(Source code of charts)
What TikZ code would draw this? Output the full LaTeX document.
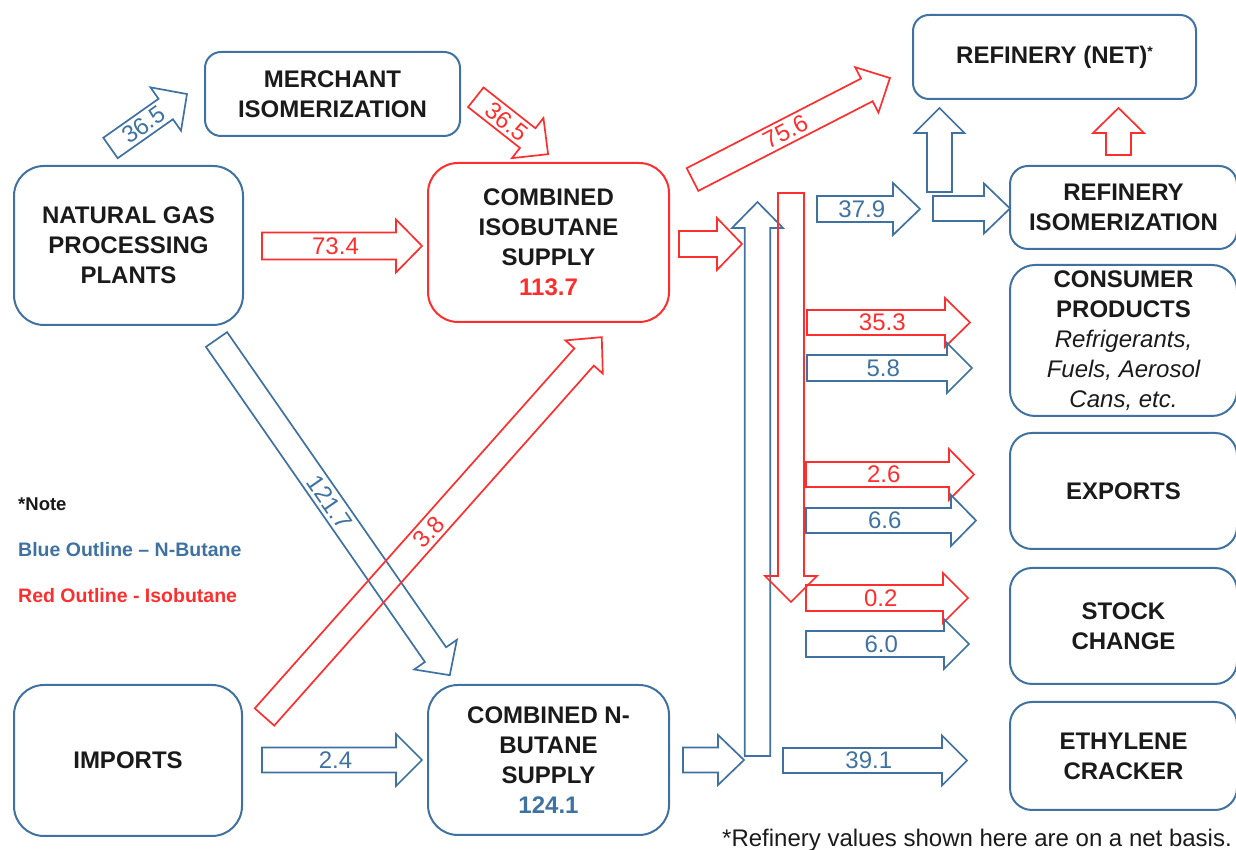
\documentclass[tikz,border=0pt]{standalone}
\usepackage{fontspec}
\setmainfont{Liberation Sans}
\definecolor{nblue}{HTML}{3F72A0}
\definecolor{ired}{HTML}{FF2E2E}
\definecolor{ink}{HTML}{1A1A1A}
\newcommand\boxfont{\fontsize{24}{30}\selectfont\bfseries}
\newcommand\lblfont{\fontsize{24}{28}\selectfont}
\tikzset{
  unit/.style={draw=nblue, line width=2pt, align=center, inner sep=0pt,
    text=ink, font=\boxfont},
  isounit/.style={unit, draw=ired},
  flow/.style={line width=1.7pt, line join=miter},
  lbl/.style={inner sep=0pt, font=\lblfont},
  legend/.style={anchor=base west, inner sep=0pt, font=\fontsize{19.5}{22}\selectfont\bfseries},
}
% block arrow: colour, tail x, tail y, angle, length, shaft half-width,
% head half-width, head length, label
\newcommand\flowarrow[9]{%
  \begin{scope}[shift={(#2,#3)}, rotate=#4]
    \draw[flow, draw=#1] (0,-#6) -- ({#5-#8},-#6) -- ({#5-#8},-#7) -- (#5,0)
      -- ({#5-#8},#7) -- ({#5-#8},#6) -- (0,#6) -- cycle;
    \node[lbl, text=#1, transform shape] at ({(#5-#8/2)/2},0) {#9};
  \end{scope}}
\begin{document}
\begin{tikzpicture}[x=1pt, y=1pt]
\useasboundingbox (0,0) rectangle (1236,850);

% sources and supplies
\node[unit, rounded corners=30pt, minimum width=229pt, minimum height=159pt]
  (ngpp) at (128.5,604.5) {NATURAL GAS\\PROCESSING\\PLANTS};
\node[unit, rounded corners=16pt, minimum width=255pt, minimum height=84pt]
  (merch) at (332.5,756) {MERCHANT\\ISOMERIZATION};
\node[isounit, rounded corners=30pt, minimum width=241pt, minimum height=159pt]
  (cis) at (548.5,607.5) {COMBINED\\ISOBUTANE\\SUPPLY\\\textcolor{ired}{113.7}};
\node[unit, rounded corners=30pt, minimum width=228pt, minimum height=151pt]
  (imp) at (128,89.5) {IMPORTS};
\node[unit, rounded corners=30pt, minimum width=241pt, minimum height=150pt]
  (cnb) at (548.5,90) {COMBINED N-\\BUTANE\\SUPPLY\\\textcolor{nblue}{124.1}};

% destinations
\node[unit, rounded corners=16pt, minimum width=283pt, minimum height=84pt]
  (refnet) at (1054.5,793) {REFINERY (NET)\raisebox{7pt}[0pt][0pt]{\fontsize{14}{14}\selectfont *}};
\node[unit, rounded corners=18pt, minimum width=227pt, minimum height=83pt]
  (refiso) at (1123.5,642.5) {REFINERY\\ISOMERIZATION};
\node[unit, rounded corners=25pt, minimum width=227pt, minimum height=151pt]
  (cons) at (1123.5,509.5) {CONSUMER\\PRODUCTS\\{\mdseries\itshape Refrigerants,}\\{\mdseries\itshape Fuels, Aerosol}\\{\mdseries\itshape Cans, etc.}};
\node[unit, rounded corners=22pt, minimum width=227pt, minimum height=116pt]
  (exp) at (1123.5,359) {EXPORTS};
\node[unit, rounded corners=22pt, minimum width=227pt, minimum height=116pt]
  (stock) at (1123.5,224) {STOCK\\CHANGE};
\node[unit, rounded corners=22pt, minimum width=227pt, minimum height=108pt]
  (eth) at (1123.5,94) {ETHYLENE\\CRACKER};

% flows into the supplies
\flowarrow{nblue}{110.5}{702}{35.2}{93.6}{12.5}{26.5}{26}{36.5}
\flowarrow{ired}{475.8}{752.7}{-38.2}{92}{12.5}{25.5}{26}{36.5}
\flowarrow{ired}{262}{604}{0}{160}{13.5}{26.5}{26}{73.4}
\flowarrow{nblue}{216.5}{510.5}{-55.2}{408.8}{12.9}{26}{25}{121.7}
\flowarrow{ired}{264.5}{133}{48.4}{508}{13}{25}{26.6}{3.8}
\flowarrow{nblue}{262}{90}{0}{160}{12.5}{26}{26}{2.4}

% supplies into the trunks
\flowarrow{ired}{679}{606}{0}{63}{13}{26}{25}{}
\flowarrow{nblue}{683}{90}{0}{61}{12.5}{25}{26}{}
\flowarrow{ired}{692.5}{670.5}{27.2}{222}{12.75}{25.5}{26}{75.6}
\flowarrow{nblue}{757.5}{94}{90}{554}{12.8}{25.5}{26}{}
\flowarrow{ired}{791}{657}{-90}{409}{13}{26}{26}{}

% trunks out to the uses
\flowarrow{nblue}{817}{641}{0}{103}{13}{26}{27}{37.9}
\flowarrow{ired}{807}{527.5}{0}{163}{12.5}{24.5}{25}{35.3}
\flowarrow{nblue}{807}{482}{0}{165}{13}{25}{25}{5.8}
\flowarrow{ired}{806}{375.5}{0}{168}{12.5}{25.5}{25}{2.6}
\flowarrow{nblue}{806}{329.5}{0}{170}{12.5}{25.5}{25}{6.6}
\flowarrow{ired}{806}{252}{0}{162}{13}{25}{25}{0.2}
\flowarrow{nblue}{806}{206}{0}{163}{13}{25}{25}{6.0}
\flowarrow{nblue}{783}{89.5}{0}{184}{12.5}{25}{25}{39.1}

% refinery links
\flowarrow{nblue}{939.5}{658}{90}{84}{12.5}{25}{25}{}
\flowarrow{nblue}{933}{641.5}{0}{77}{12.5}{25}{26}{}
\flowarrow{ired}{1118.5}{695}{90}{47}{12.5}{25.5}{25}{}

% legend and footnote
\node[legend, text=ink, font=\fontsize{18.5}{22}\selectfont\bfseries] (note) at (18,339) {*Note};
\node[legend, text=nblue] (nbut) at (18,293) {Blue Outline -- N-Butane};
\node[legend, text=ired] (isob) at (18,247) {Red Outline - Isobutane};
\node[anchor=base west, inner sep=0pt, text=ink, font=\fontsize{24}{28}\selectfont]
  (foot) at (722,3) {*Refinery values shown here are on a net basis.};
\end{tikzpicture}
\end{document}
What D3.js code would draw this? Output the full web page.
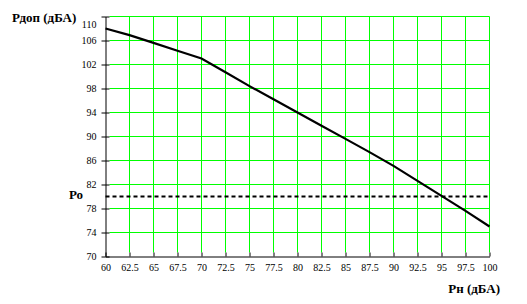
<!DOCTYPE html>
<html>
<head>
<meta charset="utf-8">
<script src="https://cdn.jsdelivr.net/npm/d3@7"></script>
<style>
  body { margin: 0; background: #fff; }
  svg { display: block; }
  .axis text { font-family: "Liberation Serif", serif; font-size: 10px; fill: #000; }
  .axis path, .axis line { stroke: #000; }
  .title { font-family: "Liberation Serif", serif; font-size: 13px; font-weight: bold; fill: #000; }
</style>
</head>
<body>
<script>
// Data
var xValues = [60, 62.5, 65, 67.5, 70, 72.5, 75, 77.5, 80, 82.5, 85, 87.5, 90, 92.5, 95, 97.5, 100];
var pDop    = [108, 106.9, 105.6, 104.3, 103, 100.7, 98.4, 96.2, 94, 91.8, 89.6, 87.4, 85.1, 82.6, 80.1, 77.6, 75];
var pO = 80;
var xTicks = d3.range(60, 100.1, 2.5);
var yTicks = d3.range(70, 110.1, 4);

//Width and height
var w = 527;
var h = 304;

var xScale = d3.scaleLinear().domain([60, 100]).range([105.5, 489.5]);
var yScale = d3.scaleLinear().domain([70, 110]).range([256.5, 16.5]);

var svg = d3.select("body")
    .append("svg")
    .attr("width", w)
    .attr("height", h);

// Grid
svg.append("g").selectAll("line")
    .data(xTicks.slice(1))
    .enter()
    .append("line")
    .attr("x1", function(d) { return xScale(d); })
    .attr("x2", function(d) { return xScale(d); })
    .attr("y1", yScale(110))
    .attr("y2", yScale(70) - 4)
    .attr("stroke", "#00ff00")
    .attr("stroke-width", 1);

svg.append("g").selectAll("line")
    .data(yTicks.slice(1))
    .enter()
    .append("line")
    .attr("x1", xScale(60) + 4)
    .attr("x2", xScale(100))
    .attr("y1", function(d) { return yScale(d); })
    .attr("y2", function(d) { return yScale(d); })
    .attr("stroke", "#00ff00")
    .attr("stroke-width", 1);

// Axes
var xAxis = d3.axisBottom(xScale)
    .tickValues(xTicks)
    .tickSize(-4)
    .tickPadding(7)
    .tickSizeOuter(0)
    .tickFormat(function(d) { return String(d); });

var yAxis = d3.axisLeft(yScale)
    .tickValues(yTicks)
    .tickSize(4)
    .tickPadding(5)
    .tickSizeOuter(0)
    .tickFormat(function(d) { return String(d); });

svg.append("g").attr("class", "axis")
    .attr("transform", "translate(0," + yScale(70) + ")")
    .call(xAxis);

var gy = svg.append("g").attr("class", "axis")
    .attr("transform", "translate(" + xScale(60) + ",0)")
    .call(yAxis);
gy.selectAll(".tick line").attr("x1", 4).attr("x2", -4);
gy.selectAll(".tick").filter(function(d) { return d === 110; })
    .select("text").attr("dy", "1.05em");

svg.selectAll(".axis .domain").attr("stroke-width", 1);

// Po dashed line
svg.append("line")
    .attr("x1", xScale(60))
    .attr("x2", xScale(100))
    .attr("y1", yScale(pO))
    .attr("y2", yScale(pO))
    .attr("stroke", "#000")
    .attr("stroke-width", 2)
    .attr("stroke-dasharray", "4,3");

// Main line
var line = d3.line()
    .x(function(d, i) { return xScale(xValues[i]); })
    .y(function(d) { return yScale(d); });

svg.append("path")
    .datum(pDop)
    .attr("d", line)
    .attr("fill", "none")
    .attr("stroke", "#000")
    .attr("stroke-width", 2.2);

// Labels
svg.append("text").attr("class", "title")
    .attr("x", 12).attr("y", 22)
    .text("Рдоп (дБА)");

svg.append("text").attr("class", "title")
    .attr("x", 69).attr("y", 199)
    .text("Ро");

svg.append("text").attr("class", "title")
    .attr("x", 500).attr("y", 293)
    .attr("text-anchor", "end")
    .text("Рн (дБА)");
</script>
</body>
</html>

- TASK GOAL -
Gather all the lines that include the word "full" and copy them out.

- TASK RESULT -
What TikZ code would draw this? Output the full LaTeX document.
What D3.js code would draw this? Output the full web page.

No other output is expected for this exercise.